A medium-size carrot has 6 grams of carbs, and 2 grams of fiber. This fruit are rich in beta-carotene, which is converted into vitamin A in the liver. A diet deficient in vitamin A can lead to night blindness and other eye problems. Carrot is an important source of potassium. Potassium is important in helping to maintain a healthy electrolyte balance and fluid level in the cells of body.
What is Carrot Good For?
Carrots are one of the best source of beta carotene. Beta carotene is one of the strong antioxidant that helps protect body from harmful oxygen-free radical injury. Beta-carotene has been shown to protect against macular degeneration and senile cataracts. A study found that participants who eat the most beta-carotene had 40% lower risk of macular degeneration than those who consumed little.
A variety of dietary carotenoids have been shown to have anti-cancer properties due to their antioxidant effect in reducing free radicals in the body. Carrot extract was shown to kill leukemia cells and inhibit their progression in a 2011 study. British scientists discovered that increasing beta-carotene consumption from 1.7 to 2.7 mg per day reduced lung cancer risk by more than 40%. Among younger men, diets rich in betacarotene may play a protective role against prostate cancer, according to a research performed by the “Harvard School of Public Health’s Department of Nutrition”. Men who included carrots as part of their regular diet, eating them at least three times a week, were 18 per cent less likely to develop a prostate tumour, according to results reported in the latest “European Journal of Nutrition”. Recently, scientists have isolated a compound called falcarinol in carrots that may be largely responsible for anti-cancer effects.Study conducted by researchers at “University of Newcastle” on lab animals has found that falcarinol in carrots may help fight against cancers by destroying pre-cancerous cells in the tumors.
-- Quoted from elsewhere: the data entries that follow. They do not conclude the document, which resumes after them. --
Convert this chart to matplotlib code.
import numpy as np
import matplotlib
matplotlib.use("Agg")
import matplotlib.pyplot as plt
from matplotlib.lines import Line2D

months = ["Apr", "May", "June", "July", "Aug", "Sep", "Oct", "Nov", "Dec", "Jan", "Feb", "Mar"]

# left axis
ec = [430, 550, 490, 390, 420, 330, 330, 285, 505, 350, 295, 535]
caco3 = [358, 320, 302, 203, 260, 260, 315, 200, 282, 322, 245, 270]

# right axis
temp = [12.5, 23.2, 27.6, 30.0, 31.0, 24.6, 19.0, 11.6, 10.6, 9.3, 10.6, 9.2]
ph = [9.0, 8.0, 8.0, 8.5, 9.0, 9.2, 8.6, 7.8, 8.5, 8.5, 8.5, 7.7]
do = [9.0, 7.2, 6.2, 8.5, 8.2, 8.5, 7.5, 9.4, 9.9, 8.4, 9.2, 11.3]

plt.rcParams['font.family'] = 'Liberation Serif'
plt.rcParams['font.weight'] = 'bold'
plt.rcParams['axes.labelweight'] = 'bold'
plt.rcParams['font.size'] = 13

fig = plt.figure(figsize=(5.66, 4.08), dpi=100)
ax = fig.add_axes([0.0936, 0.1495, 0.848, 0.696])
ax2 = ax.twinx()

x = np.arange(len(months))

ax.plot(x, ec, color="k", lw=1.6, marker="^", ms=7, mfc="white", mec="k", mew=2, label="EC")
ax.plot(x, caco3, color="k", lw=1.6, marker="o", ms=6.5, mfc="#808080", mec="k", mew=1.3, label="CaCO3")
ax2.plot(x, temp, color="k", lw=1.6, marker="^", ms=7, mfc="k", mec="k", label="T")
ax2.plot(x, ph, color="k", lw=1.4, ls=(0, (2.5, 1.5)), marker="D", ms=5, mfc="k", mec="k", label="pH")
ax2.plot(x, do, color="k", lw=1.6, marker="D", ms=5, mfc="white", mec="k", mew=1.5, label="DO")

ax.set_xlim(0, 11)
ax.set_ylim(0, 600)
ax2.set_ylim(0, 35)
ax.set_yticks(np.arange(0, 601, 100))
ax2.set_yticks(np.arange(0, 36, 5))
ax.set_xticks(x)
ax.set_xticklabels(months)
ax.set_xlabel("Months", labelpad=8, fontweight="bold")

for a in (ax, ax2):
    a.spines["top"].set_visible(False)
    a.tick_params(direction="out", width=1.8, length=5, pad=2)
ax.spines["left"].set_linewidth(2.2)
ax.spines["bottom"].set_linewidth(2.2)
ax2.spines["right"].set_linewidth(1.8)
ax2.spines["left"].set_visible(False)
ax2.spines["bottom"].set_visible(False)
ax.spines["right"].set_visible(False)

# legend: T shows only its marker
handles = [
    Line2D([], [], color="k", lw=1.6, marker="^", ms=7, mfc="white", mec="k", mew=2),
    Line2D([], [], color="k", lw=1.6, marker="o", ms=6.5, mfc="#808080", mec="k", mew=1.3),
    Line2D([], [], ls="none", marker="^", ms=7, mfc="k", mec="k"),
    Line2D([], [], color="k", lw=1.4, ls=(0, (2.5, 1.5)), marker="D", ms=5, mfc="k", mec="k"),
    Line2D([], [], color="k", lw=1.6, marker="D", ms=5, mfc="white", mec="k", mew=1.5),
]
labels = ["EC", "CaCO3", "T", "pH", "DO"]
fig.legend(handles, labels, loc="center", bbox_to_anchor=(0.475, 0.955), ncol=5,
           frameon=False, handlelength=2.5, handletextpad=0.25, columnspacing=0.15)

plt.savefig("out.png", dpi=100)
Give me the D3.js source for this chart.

Studies shown that a diet high in carotenoids are linked with a lower risk of heart disease. A study performed at the Mario Negri Institute of Pharmacological Research in Italy found that those who ate more carrots had one third the risk of heart attack as compared with those who ate fewer carrots. Several studies have strengthened the “carrot effect” on brain. According to a research carried at “Harvard University”, individuals who consumed more than 6 carrots a week are less likely to suffer from strokes in comparison to those who ate only one carrot a month or less.